Just this week, the USOC boasted in a press release that it had more than doubled its fundraising goal, bringing in $4.4 million so far this summer.  At the same time, the USOC was irritating IOC members by delaying talks over the seriously sore subject of Olympic revenue sharing.  The USOC gets the biggest slice of the pie because it brings in the most revenue for the Olympics; but some IOC members think America gets more than its fair share.  Not the best time to be bragging about how much money you raked in.

For as long as I've been covering Chicago's bid for the 2016 Games I've been told that the bid is a "partnership" between the city and the US Olympic Committee.  With friends like this, who needs enemies.


Daley's Defense of the Games

(CHICAGO) Just hours before Chicago's Olympic bid team begins a ward-by-ward effort to rebuild public support for the Games Mayor Richard Daley gave one of his most passionate pleas for the Olympics to date.

"We have to worry about the future," Daley said during questioning by reporters. "If people keeping throwing darts at it, maybe [we] will not get it."

Daley said he believes the 2016 Olympic Games will provide economic opportunities for Chicago and its residents that will be the envy of America.   "You tell me one economic program that anyone has offered both in the private sector and public sectors.

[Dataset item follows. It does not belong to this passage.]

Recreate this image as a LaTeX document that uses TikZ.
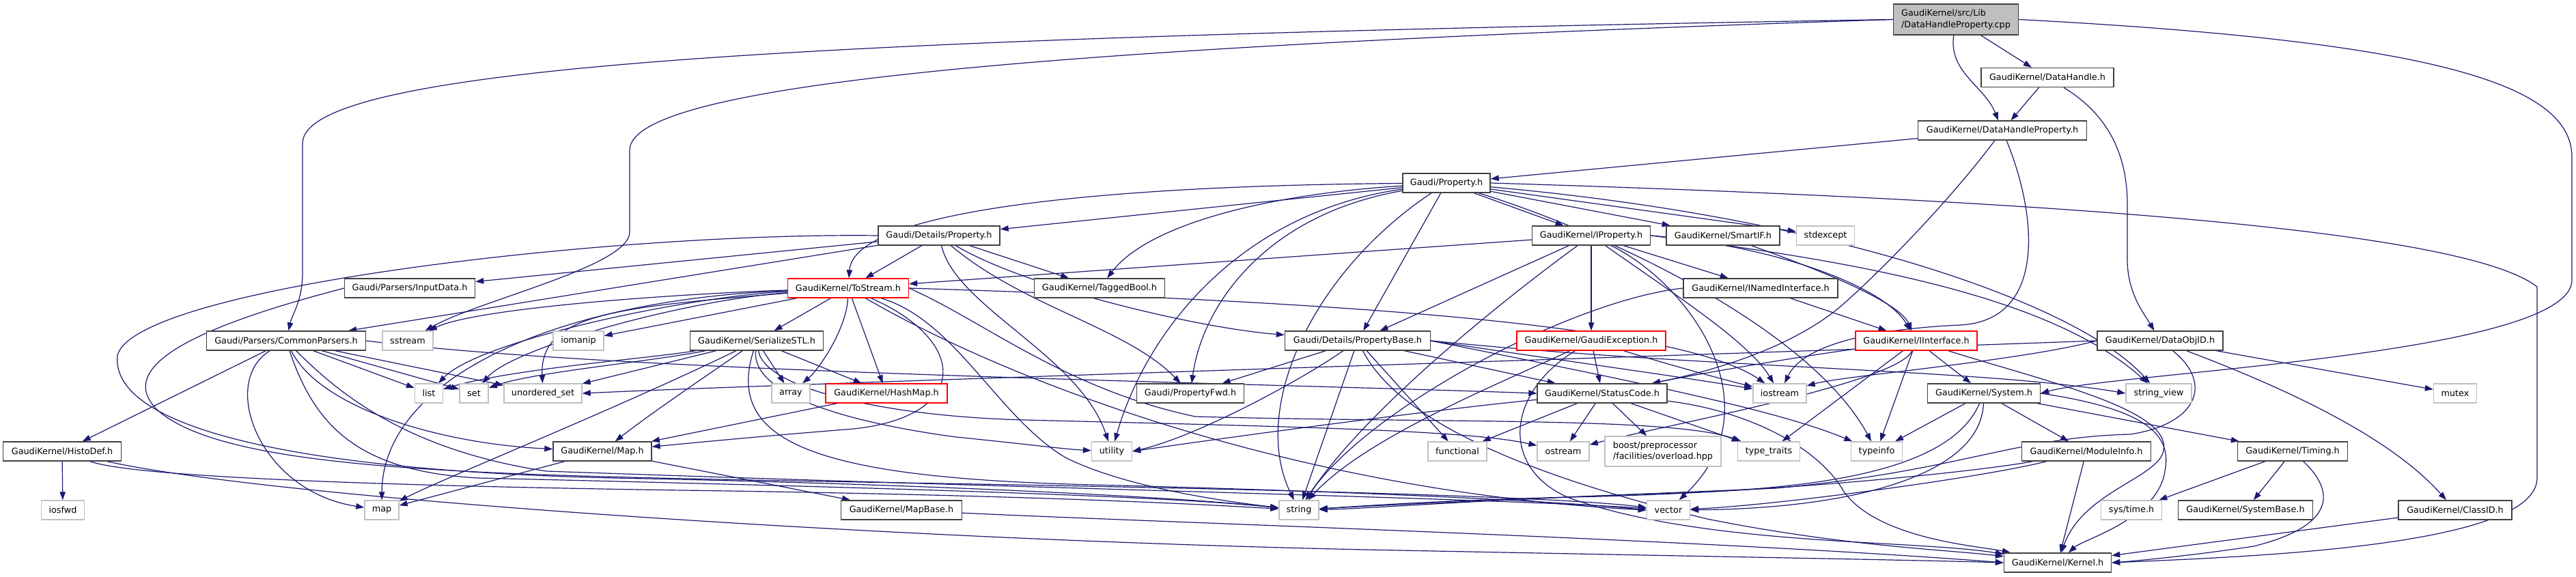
\documentclass[tikz,border=0pt]{standalone}
\usepackage{fontspec}
\newfontfamily\dvs{DejaVu Sans}
\usetikzlibrary{arrows.meta,backgrounds}
\definecolor{EdgeBlue}{RGB}{25,25,112}
\definecolor{FrameDark}{RGB}{64,64,64}
\definecolor{FrameLight}{RGB}{191,191,191}
\definecolor{FrameRed}{RGB}{255,0,0}
\definecolor{RootGray}{RGB}{191,191,191}
\tikzset{
  hdr/.style    ={rectangle, draw=FrameDark, line width=1.4pt, fill=white, text=black,
                  font=\dvs\fontsize{12.8}{16.8}\selectfont, minimum height=28pt, inner sep=0pt},
  syshdr/.style ={hdr, draw=FrameLight},
  cuthdr/.style ={hdr, draw=FrameRed},
  roothdr/.style={hdr, fill=RootGray, align=left, minimum height=45pt},
  dep/.style    ={-{Triangle[length=12pt,width=8.5pt]}, draw=EdgeBlue, line width=1.2pt},
}
\begin{document}
\begin{tikzpicture}[x=1pt,y=-1pt]
  \useasboundingbox (0,0) rectangle (3772,844);

  \node[roothdr,minimum width=183pt] (cpp) at (2864,28.5) {GaudiKernel/src/Lib\\/DataHandleProperty.cpp};
  \node[hdr,minimum width=194pt] (dhandle) at (2998,113.5) {GaudiKernel/DataHandle.h};
  \node[hdr,minimum width=247pt] (dhprop) at (2932,191) {GaudiKernel/DataHandleProperty.h};
  \node[hdr,minimum width=128pt] (prop) at (2118,268) {Gaudi/Property.h};
  \node[hdr,minimum width=178pt] (detprop) at (1375,345) {Gaudi/Details/Property.h};
  \node[hdr,minimum width=173pt] (iprop) at (2330,345) {GaudiKernel/IProperty.h};
  \node[hdr,minimum width=166pt] (smartif) at (2523,345) {GaudiKernel/SmartIF.h};
  \node[syshdr,minimum width=85pt] (stdexcept) at (2673,345) {stdexcept};
  \node[hdr,minimum width=191pt] (indata) at (600,422) {Gaudi/Parsers/InputData.h};
  \node[cuthdr,minimum width=177pt] (tostream) at (1242,422) {GaudiKernel/ToStream.h};
  \node[hdr,minimum width=191pt] (taggedbool) at (1610,422) {GaudiKernel/TaggedBool.h};
  \node[hdr,minimum width=226pt] (inamed) at (2578,422) {GaudiKernel/INamedInterface.h};
  \node[hdr,minimum width=233pt] (commonp) at (419,499) {Gaudi/Parsers/CommonParsers.h};
  \node[syshdr,minimum width=74pt] (sstream) at (597,499) {sstream};
  \node[syshdr,minimum width=74pt] (iomanip) at (847,499) {iomanip};
  \node[hdr,minimum width=195pt] (serial) at (1108,499) {GaudiKernel/SerializeSTL.h};
  \node[hdr,minimum width=213pt] (propbase) at (1988,499) {Gaudi/Details/PropertyBase.h};
  \node[cuthdr,minimum width=218pt] (gexc) at (2330,499) {GaudiKernel/GaudiException.h};
  \node[cuthdr,minimum width=178pt] (iiface) at (2806,499) {GaudiKernel/IInterface.h};
  \node[hdr,minimum width=184pt] (dataobjid) at (3163,499) {GaudiKernel/DataObjID.h};
  \node[syshdr,minimum width=41pt] (list) at (628,576) {list};
  \node[syshdr,minimum width=42pt] (set) at (694,576) {set};
  \node[syshdr,minimum width=114pt] (uset) at (795,576) {unordered\_set};
  \node[syshdr,minimum width=56pt] (array) at (1158,576) {array};
  \node[cuthdr,minimum width=178pt] (hashmap) at (1298,576) {GaudiKernel/HashMap.h};
  \node[hdr,minimum width=157pt] (propfwd) at (1743,576) {Gaudi/PropertyFwd.h};
  \node[hdr,minimum width=190pt] (statuscode) at (2346,576) {GaudiKernel/StatusCode.h};
  \node[syshdr,minimum width=78pt] (iostream) at (2606,576) {iostream};
  \node[hdr,minimum width=165pt] (system) at (2905,576) {GaudiKernel/System.h};
  \node[syshdr,minimum width=96pt] (strview) at (3161,576) {string\_view};
  \node[syshdr,minimum width=63pt] (mutex) at (3595,576) {mutex};
  \node[hdr,minimum width=173pt] (histodef) at (91,661) {GaudiKernel/HistoDef.h};
  \node[hdr,minimum width=144pt] (maph) at (882,661) {GaudiKernel/Map.h};
  \node[syshdr,minimum width=59pt] (utility) at (1628,661) {utility};
  \node[syshdr,minimum width=86pt] (functional) at (2134,661) {functional};
  \node[syshdr,minimum width=76pt] (ostream) at (2289,661) {ostream};
  \node[syshdr,align=left,minimum width=170pt,minimum height=44pt] (boost) at (2435,661) {boost/preprocessor\\/facilities/overload.hpp};
  \node[syshdr,minimum width=91pt] (typetraits) at (2590,661) {type\_traits};
  \node[syshdr,minimum width=75pt] (typeinfo) at (2748,661) {typeinfo};
  \node[hdr,minimum width=189pt] (modinfo) at (3055,661) {GaudiKernel/ModuleInfo.h};
  \node[hdr,minimum width=161pt] (timing) at (3357,661) {GaudiKernel/Timing.h};
  \node[syshdr,minimum width=63pt] (iosfwd) at (92,747) {iosfwd};
  \node[syshdr,minimum width=50pt] (map) at (559,747) {map};
  \node[hdr,minimum width=177pt] (mapbase) at (1320,747) {GaudiKernel/MapBase.h};
  \node[syshdr,minimum width=58pt] (string) at (1902,747) {string};
  \node[syshdr,minimum width=63pt] (vector) at (2443,747) {vector};
  \node[syshdr,minimum width=89pt] (systime) at (3121,747) {sys/time.h};
  \node[hdr,minimum width=197pt] (sysbase) at (3288,747) {GaudiKernel/SystemBase.h};
  \node[hdr,minimum width=166pt] (classid) at (3595,747) {GaudiKernel/ClassID.h};
  \node[hdr,minimum width=157pt] (kernel) at (3013,824) {GaudiKernel/Kernel.h};

  \begin{scope}[on background layer]
    \fill[white] (0,0) rectangle (3772,844);

    \foreach \s/\t in {cpp/dhandle, dhandle/dhprop, dhprop/prop, prop/detprop, prop/propbase,
        prop/iprop, prop/smartif, prop/stdexcept, detprop/indata, detprop/commonp,
        detprop/tostream, detprop/taggedbool, tostream/iomanip, tostream/serial,
        tostream/hashmap, iprop/tostream, iprop/propbase, iprop/gexc, iprop/inamed,
        serial/array, serial/hashmap, serial/uset, commonp/histodef, commonp/list,
        commonp/set, commonp/uset, histodef/iosfwd, hashmap/maph, maph/map, maph/mapbase,
        propbase/propfwd, propbase/statuscode, propbase/functional, propbase/string,
        gexc/statuscode, inamed/iiface, iiface/system, iiface/typeinfo, iiface/typetraits,
        statuscode/boost, statuscode/functional, statuscode/ostream, statuscode/typetraits,
        system/modinfo, system/timing, system/typeinfo, modinfo/kernel, timing/systime,
        timing/sysbase, dataobjid/mutex, classid/kernel}
      \draw[dep] (\s) -- (\t);

    \draw[dep] (cpp) to[out=-98,in=112] (dhprop);
    \draw[dep] (cpp.west) .. controls (1200,55) and (443,95) .. (443,210) -- (443,400)
      .. controls (443,440) and (428,460) .. (commonp);
    \draw[dep] (cpp.west) .. controls (1500,70) and (922,125) .. (922,220) -- (922,340)
      .. controls (922,390) and (700,440) .. (sstream);
    \draw[dep] (cpp.east) .. controls (3550,60) and (3766,120) .. (3766,230) -- (3766,410)
      .. controls (3766,520) and (3100,545) .. (system.east);

    \draw[dep] (dhandle) .. controls (3090,170) and (3115,230) .. (3115,300) -- (3115,380)
      .. controls (3115,430) and (3140,460) .. (dataobjid);
    \draw[dep] (dhprop) .. controls (2850,300) and (2750,400) .. (2705,440)
      .. controls (2630,510) and (2500,545) .. (statuscode);
    \draw[dep] (dhprop) .. controls (2985,320) and (2995,470) .. (2870,476)
      .. controls (2740,482) and (2640,505) .. (iostream);

    \draw[dep] (prop) .. controls (1600,272) and (1250,310) .. (tostream);
    \draw[dep] (prop) .. controls (1850,285) and (1680,330) .. (taggedbool);
    \draw[dep] (prop) .. controls (1820,310) and (1680,480) .. (utility);
    \draw[dep] (prop) .. controls (1850,315) and (1760,450) .. (propfwd);
    \draw[dep] (prop) .. controls (1920,400) and (1830,600) .. (string);
    \draw[dep] (prop) .. controls (2350,340) and (2650,480) .. (typeinfo);
    \draw[dep] (prop) .. controls (2700,320) and (3050,450) .. (strview);
    \draw[dep] (prop.east) .. controls (2900,290) and (3600,330) .. (3715,420) -- (3715,700)
      .. controls (3715,800) and (3300,815) .. (kernel.east);

    \draw[dep] (detprop) .. controls (1500,420) and (1750,480) .. (propbase);
    \draw[dep] (detprop) .. controls (1500,450) and (1650,480) .. (propfwd);
    \draw[dep] (detprop) .. controls (1400,450) and (1580,520) .. (utility);
    \draw[dep] (detprop.west) .. controls (900,340) and (200,420) .. (172,520)
      .. controls (160,630) and (450,690) .. (900,700) .. controls (1400,710) and (1750,730) .. (string);

    \draw[dep] (indata.west) .. controls (320,470) and (160,530) .. (230,600)
      .. controls (330,690) and (700,695) .. (1200,705) .. controls (2000,718) and (2300,730) .. (vector);

    \draw[dep] (tostream) .. controls (1000,430) and (700,450) .. (sstream);
    \draw[dep] (tostream) .. controls (1000,435) and (700,500) .. (list);
    \draw[dep] (tostream) .. controls (1000,440) and (750,510) .. (set);
    \draw[dep] (tostream) .. controls (900,450) and (790,460) .. (uset);
    \draw[dep] (tostream) .. controls (800,440) and (560,560) .. (map);
    \draw[dep] (tostream) .. controls (1240,480) and (1200,540) .. (array);
    \draw[dep] (tostream) .. controls (1420,500) and (1420,610) .. (1250,628)
      .. controls (1100,640) and (1000,650) .. (maph);
    \draw[dep] (tostream) .. controls (1400,470) and (1460,610) .. (1560,670)
      .. controls (1650,715) and (1800,735) .. (string);
    \draw[dep] (tostream.east) .. controls (1900,440) and (2450,470) .. (iostream);
    \draw[dep] (tostream.east) .. controls (1440,470) and (1560,570) .. (1750,610)
      .. controls (2100,620) and (2450,610) .. (typetraits);
    \draw[dep] (tostream) .. controls (1480,560) and (1900,720) .. (vector.west);

    \draw[dep] (serial) .. controls (1050,540) and (960,600) .. (maph);
    \draw[dep] (serial) .. controls (950,525) and (750,540) .. (list);
    \draw[dep] (serial) .. controls (950,530) and (780,545) .. (set);
    \draw[dep] (serial) .. controls (900,600) and (650,700) .. (map);
    \draw[dep] (serial) .. controls (1100,580) and (1250,620) .. (1400,640)
      .. controls (1500,650) and (1560,658) .. (utility);
    \draw[dep] (serial) .. controls (1120,570) and (1300,610) .. (1500,615)
      .. controls (1900,625) and (2150,630) .. (ostream);
    \draw[dep] (serial) .. controls (1060,650) and (1200,700) .. (1600,710)
      .. controls (2000,720) and (2300,735) .. (vector.west);

    \draw[dep] (commonp) .. controls (320,560) and (380,720) .. (map);
    \draw[dep] (commonp) .. controls (470,600) and (650,650) .. (maph);
    \draw[dep] (commonp) .. controls (460,620) and (520,690) .. (700,700)
      .. controls (1200,712) and (1700,725) .. (string);
    \draw[dep] (commonp) .. controls (500,580) and (600,660) .. (800,690)
      .. controls (1500,715) and (2200,730) .. (vector);
    \draw[dep] (commonp.east) .. controls (900,545) and (1800,560) .. (statuscode.west);

    \draw[dep] (histodef) .. controls (200,700) and (600,712) .. (1000,718)
      .. controls (1500,725) and (1750,738) .. (string);
    \draw[dep] (histodef) .. controls (400,730) and (1300,790) .. (2000,805)
      .. controls (2500,815) and (2800,820) .. (kernel.west);
    \draw[dep] (mapbase) .. controls (1700,765) and (2500,790) .. (kernel.west);

    \draw[dep] (propbase) .. controls (1900,560) and (1750,640) .. (utility.east);
    \draw[dep] (propbase.east) .. controls (2300,530) and (2450,550) .. (iostream);
    \draw[dep] (propbase.east) .. controls (2400,560) and (2600,600) .. (typeinfo);
    \draw[dep] (propbase.east) .. controls (2500,540) and (2900,540) .. (strview.west);
    \draw[dep] (propbase) .. controls (2050,620) and (2250,700) .. (2500,760)
      .. controls (2700,800) and (2850,805) .. (kernel);

    \draw[dep] (iprop.east) .. controls (2600,360) and (2760,420) .. (iiface);
    \draw[dep] (iprop) .. controls (2200,440) and (2000,600) .. (string);
    \draw[dep] (iprop) .. controls (2450,430) and (2560,500) .. (iostream);
    \draw[dep] (iprop.east) .. controls (2700,380) and (3000,430) .. (strview);
    \draw[dep] (iprop) .. controls (2480,420) and (2600,600) .. (vector);

    \draw[dep] (gexc) .. controls (2200,580) and (2200,690) .. (2300,730)
      .. controls (2500,800) and (2800,790) .. (kernel);
    \draw[dep] (gexc) .. controls (2200,560) and (2000,640) .. (string);
    \draw[dep] (gexc) .. controls (2430,530) and (2520,555) .. (iostream);
    \draw[dep] (inamed.west) .. controls (2300,440) and (2000,600) .. (string);
    \draw[dep] (smartif) .. controls (2650,390) and (2780,440) .. (iiface);

    \draw[dep] (iiface) .. controls (2780,560) and (2450,620) .. (ostream);
    \draw[dep] (iiface) .. controls (2650,520) and (2500,545) .. (statuscode);
    \draw[dep] (iiface) .. controls (3000,560) and (3180,600) .. (3168,660)
      .. controls (3160,700) and (3050,720) .. (kernel);

    \draw[dep] (statuscode) .. controls (2100,600) and (1800,640) .. (utility.east);
    \draw[dep] (statuscode) .. controls (2550,600) and (2660,650) .. (2700,720)
      .. controls (2750,790) and (2900,800) .. (kernel);

    \draw[dep] (system) .. controls (2860,680) and (2700,715) .. (2450,722)
      .. controls (2200,730) and (2000,745) .. (string);
    \draw[dep] (system) .. controls (2900,700) and (2700,745) .. (vector);
    \draw[dep] (system.east) .. controls (3150,600) and (3180,640) .. (3170,690)
      .. controls (3160,760) and (3050,790) .. (kernel);
    \draw[dep] (modinfo) .. controls (2900,690) and (2600,722) .. (2300,728)
      .. controls (2100,733) and (1980,742) .. (string);
    \draw[dep] (modinfo) .. controls (2900,700) and (2600,740) .. (vector);
    \draw[dep] (timing) .. controls (3420,720) and (3420,770) .. (3300,800)
      .. controls (3200,815) and (3120,822) .. (kernel.east);

    \draw[dep] (dataobjid) .. controls (3350,570) and (3500,640) .. (classid);
    \draw[dep] (dataobjid) .. controls (3240,560) and (3220,620) .. (3120,636)
      .. controls (2950,640) and (2870,690) .. (2600,715) .. controls (2300,728) and (2050,738) .. (string);
    \draw[dep] (dataobjid.west) .. controls (2950,530) and (2700,550) .. (iostream);
    \draw[dep] (dataobjid.west) .. controls (2500,520) and (1200,560) .. (uset.east);
  \end{scope}
\end{tikzpicture}
\end{document}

Every other city would love to have this."

The Mayor has been heavily criticized since returning from an Olympics meeting in Switzerland in mid-June in which he revealed he would sign a host city agreement that would leave Chicago taxpayers liable for any significant cost over-runs.  The agreement is required by the International Olympic Committee; however the Daley Administration had previously indicated it would find a way to protect taxpayers from begin stuck with the bill for the Games and Daley has long denied any tax dollars would go to the Games.  Chicago 2016 Chairman Pat Ryan is still searching for an insurance firm willing to write a policy that offers Chicago residents further protection.

As for the new Chicago 2016 outreach effort in Chicago's neighborhoods, Daley said he supports a debate on the value of bringing the Games to town.  "People can ask any question," Daley said. "People can debate it.  We want that and we'll look at it.  I would never bankrupt the City of Chicago."

For a list of the Chicago 2016 community meetings visit www.chicago2016.org/backthebid 


A Kinder, Gentler Mayor Daley??

As a reporter, there are few more memorable and rewarding moments than a Mayoral eruption.  I know it.  You know it.  And much to my dismay, I fear Mayor Daley now knows it as well.

That's right, he's on to us.  This week at City Hall journalists peppered Daley with questions about Olympic financing, taxpayer guarantees and a threatened aldermanic revolt.  We got a slight finger wag.  One eyebrow arched. But that was it. No pink face. His hair remained in place. There were no signs of the wonderfully quotable Mayor with whom we fell in love with so long ago.  The Mayor who once famously responded to a reporter's suggestion that he wasn't doing enough to help a fellow Democrat at the polls: "What am I supposed to do, take my pants off?"

Fast forward to this week in the City Hall briefing room and the Mayor finally revealed he's on to us. "You're trying to make me always mad," Daley said with a knowing smile.  We squirmed in our seats, fearing the worst, fearing that Mayor Richard Michael Daley was transforming into a politically correct politician.  

Daley's press secretary Jackie Heard gave an approving nod from the sidelines.  No doubt she has tried to coach her boss over the years that Mayoral madness makes for bad pictures in the press.  "I can't be emotional," Daley said of his recent revelation. "I have to be calmed down and not smile.  When you're emotional you start looking differently."

Doesn't Daley realize these are trying times for those of us in the journalism business?  If he can give a tax break to lure Boeing to Chicago... can't he goose our ratings a bit with the occasional outburst?  Come on, Mayor! We need the old you back.  Do it to help a hometown business.